● **GIVEN EXERCISE**
Records follow. Select each line holding "standalone".

● **SOURCE DATA**
+++
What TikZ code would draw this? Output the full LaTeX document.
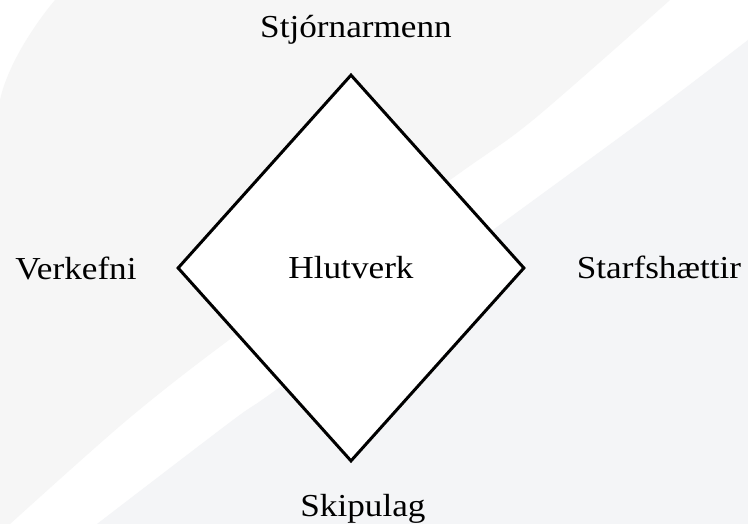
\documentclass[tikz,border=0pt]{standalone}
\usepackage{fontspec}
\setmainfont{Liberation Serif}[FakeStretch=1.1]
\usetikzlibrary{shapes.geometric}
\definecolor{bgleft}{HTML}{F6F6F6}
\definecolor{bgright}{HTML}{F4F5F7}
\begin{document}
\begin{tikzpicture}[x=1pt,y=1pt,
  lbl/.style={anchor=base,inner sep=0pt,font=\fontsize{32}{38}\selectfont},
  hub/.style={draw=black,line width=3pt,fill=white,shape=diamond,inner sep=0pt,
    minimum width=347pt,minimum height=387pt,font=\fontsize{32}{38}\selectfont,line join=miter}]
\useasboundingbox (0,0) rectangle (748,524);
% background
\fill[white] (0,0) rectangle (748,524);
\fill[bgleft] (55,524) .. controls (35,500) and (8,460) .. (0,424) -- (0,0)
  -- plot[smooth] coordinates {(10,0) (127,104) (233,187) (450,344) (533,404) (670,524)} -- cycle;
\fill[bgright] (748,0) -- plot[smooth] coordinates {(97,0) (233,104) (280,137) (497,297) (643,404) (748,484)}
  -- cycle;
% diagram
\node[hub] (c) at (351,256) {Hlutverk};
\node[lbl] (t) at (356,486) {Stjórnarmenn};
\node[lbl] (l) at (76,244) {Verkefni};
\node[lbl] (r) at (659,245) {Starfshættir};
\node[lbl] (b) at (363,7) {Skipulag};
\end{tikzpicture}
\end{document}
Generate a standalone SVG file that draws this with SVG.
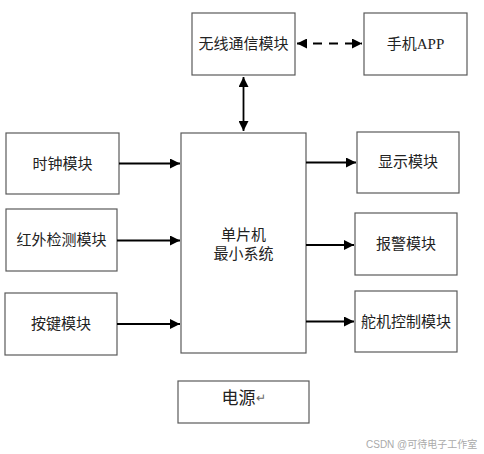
+++
● **TASK SOLUTION**
\documentclass[tikz,border=0pt]{standalone}
Generate a standalone SVG file that draws this with SVG.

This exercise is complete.